Noah: Your art style is perfect for horror stories. In terms of composing Double Walker, what techniques did you use in terms of the medium and tools available to you to establish the look and tone of the story?
Bailey: Thanks so much! Before I sat down to lay out the pages of the book, I made a list of rules that would get me out of any creative rut I could find myself in, or remind me of my goals, and I taped it up on the wall above my desk. The two that were the most effective: to never be stifled by the fear of doing something that isn’t “conventional” in comics storytelling and WWOWD?- “What Would Orson Welles Do?” Hahahahaha. I’m a huge Charles Addams fan, and I became a bit obsessed with the painted backgrounds of early Disney animations while working on Double Walker. So, those were two major influences for me artistically throughout. I told myself at the beginning that I could use whatever medium I wanted at any moment and make things as abstract and chaotic as possible, if it suited the panel. I get bored very easily, so I was throwing everything I could at these pages to keep things fun the whole time- charcoal, pastels, watercolor, colored pencil, ink, acrylic paint. I destroyed a handful of paintbrushes with glue and mashed them into ink and bits of charcoal and just went nuts with it! It was a blast!

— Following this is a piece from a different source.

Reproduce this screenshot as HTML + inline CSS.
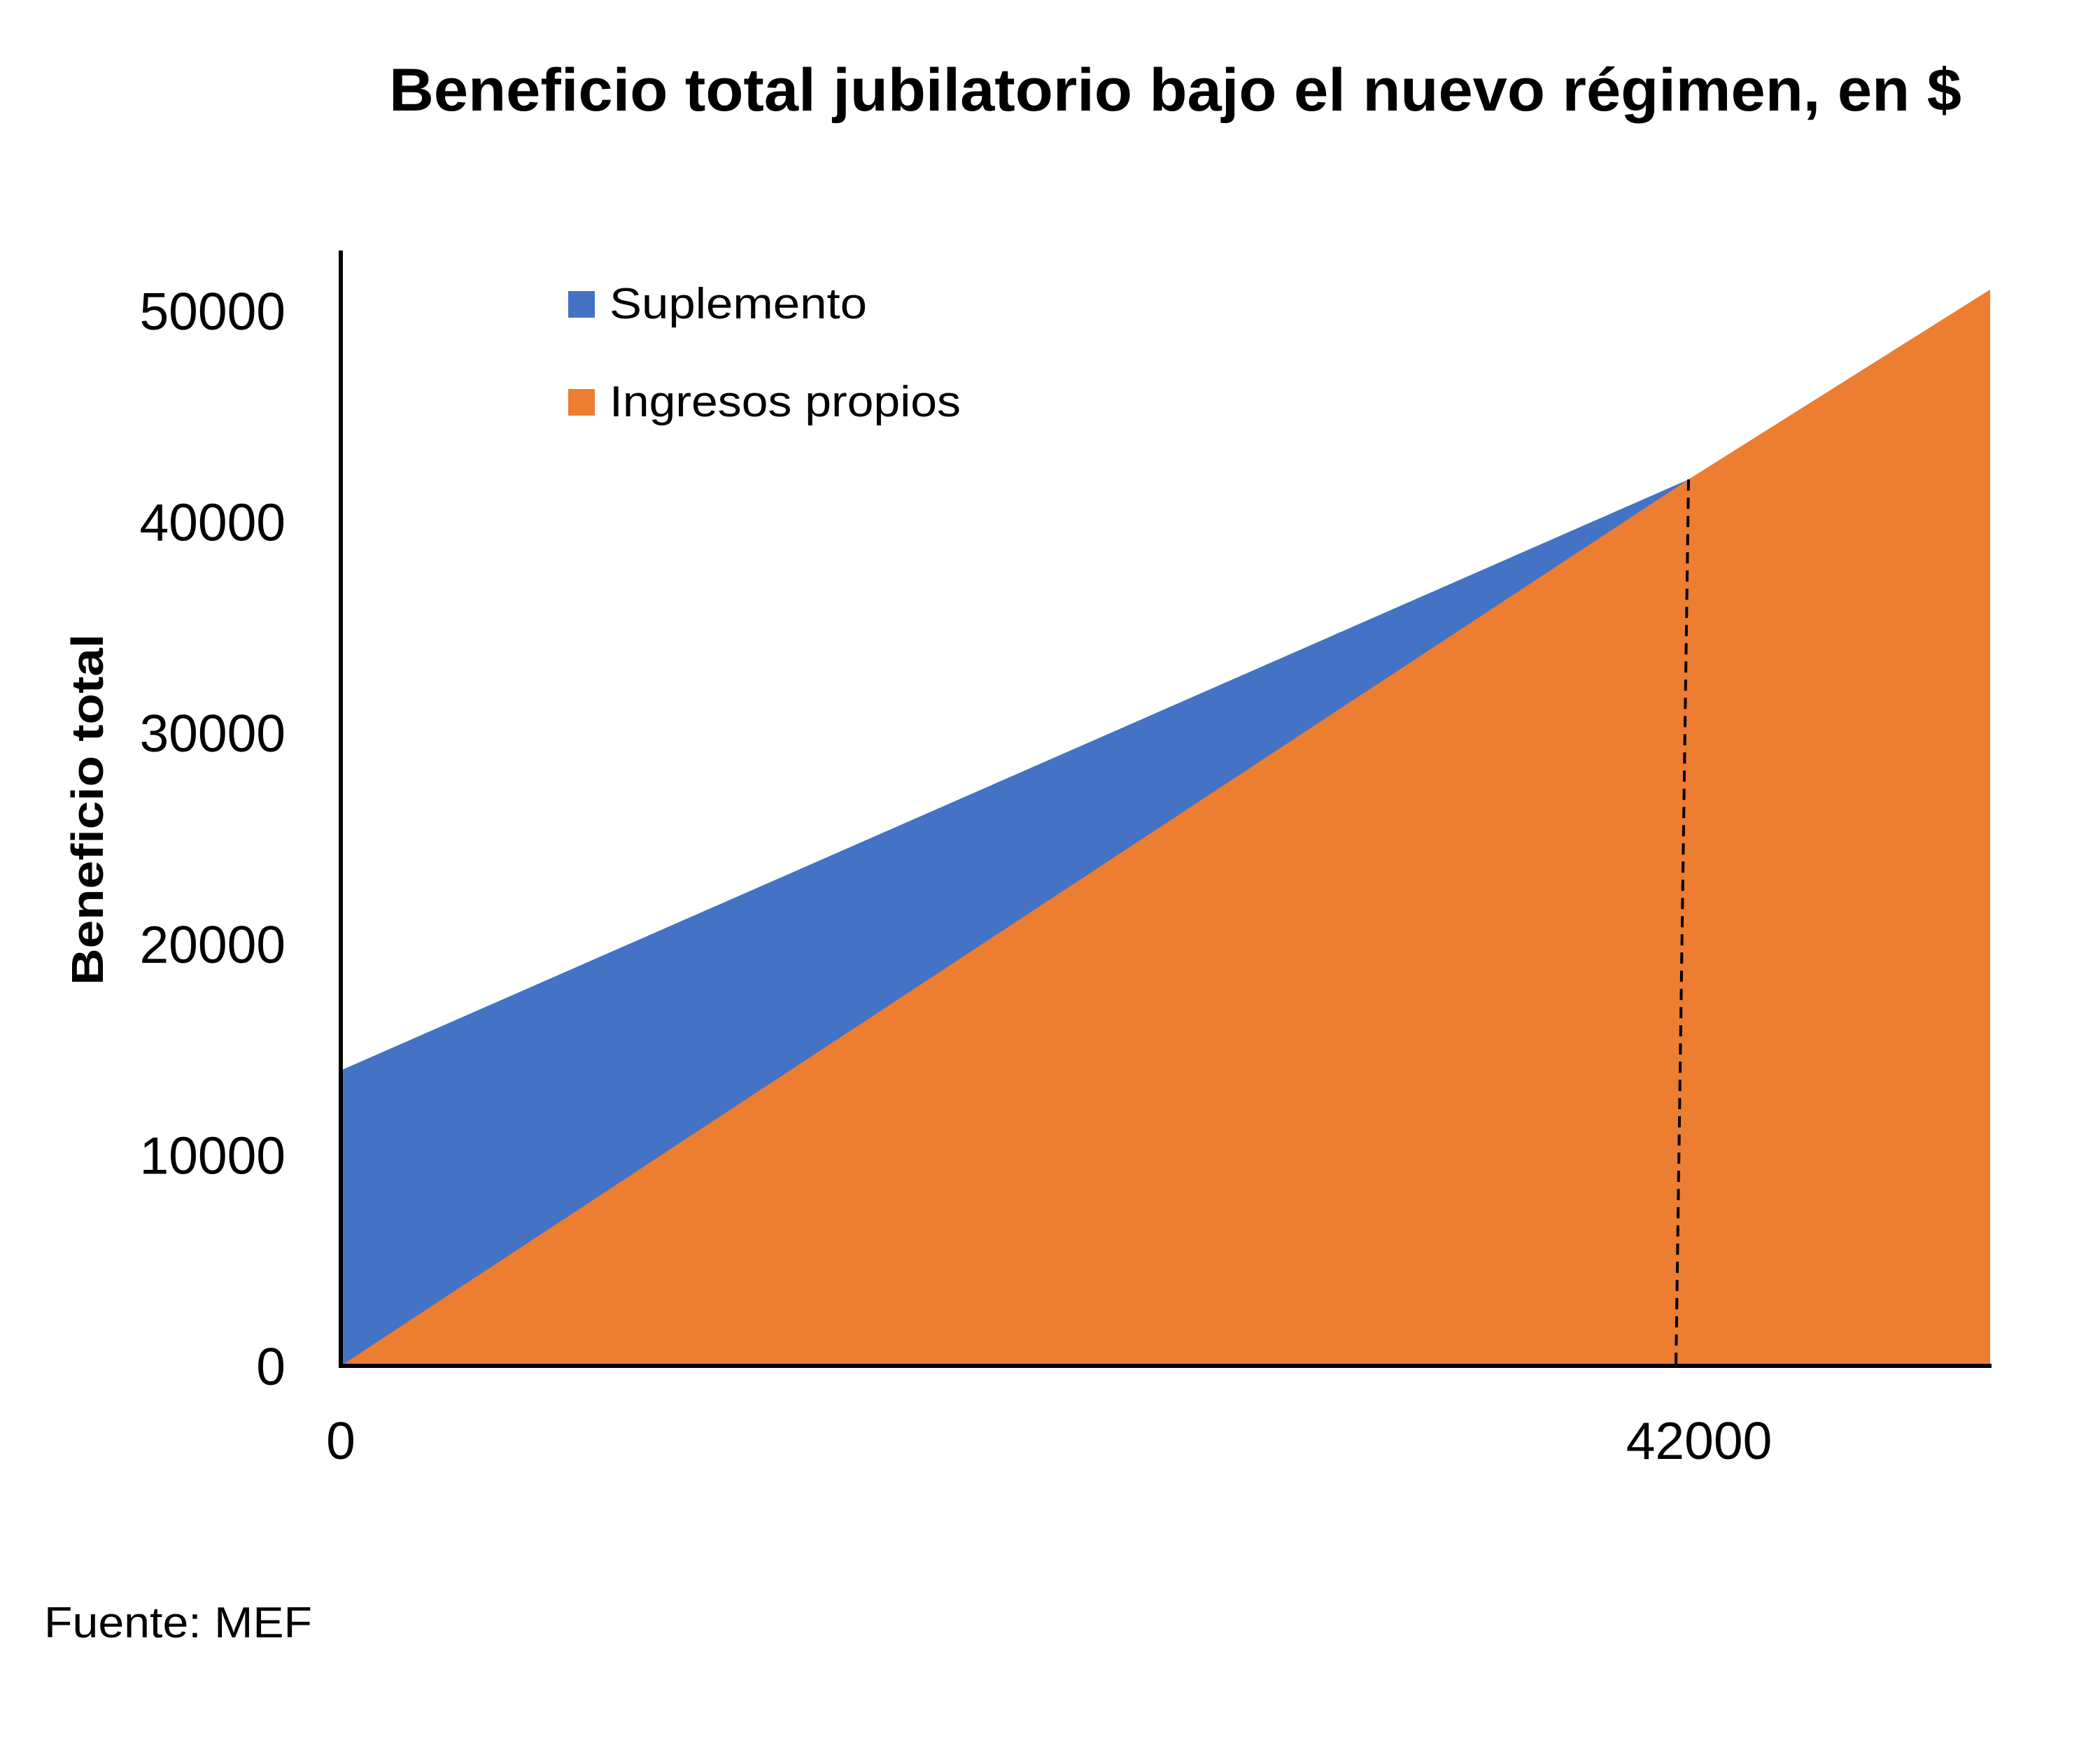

Both of you thank Becky Cloonan in the afterward to the graphic novel. How did she assist both of you in the making of Double Walker?
Conrad: Becky is my partner and someone that I work with often. In the case of Double Walker I have never shared the book with her. I’ve shown off pages, and mentioned elements, but I really wanted to have little/no outside influence on what Noah and I were doing. We created this thing in a vacuum, it might be foolish not to consult others, but we wanted to see what would happen if we allowed ourselves space. Becky deserves our gratitude because she has been roundly supportive of us as people and as creators. We are lucky to have such a resource easily available, and we will never take that for granted.
Bailey: Aside from Michael, Becky has been the greatest mentor I could possibly ask for. She is a genius artist and such a kind, intelligent and insightful person. Her help and support has been such a blessing for me. She did so much work on the final production of Tremor Dose, and I still feel like an ass for not thanking her then. But I really cannot thank her enough for everything that she has done to help us. She’s the best.
Conrad: I’m wrapping up our piece of Midnighter soon, and will continue on with Wonder Woman, and some other DC Comics projects that have yet to be announced. Dark Horse Publishing will release Tremor Dose, the first Bailey/Conrad joint in November, and we’re very excited to see how it feels to read it as physical media. I’ll continue to make comics on my own, and of course Noah and I are already working on our next book together. We hope to keep telling stories and making things together for a long time.
Bailey: I am currently working on several illustration commissions and film posters, as well as some shorter-form comics for anthologies (one with Michael) and a graphic novel. Michael and I have our next book in the works, and I am looking forward to sinking deep into that and allowing it to become me for a year!
Double Walker is currently available from comiXology, as is Conrad and Bailey’s original horror story, Tremor Dose (which also arrives in print from Dark Horse Comics at your local comic book shop on November 30, 2021).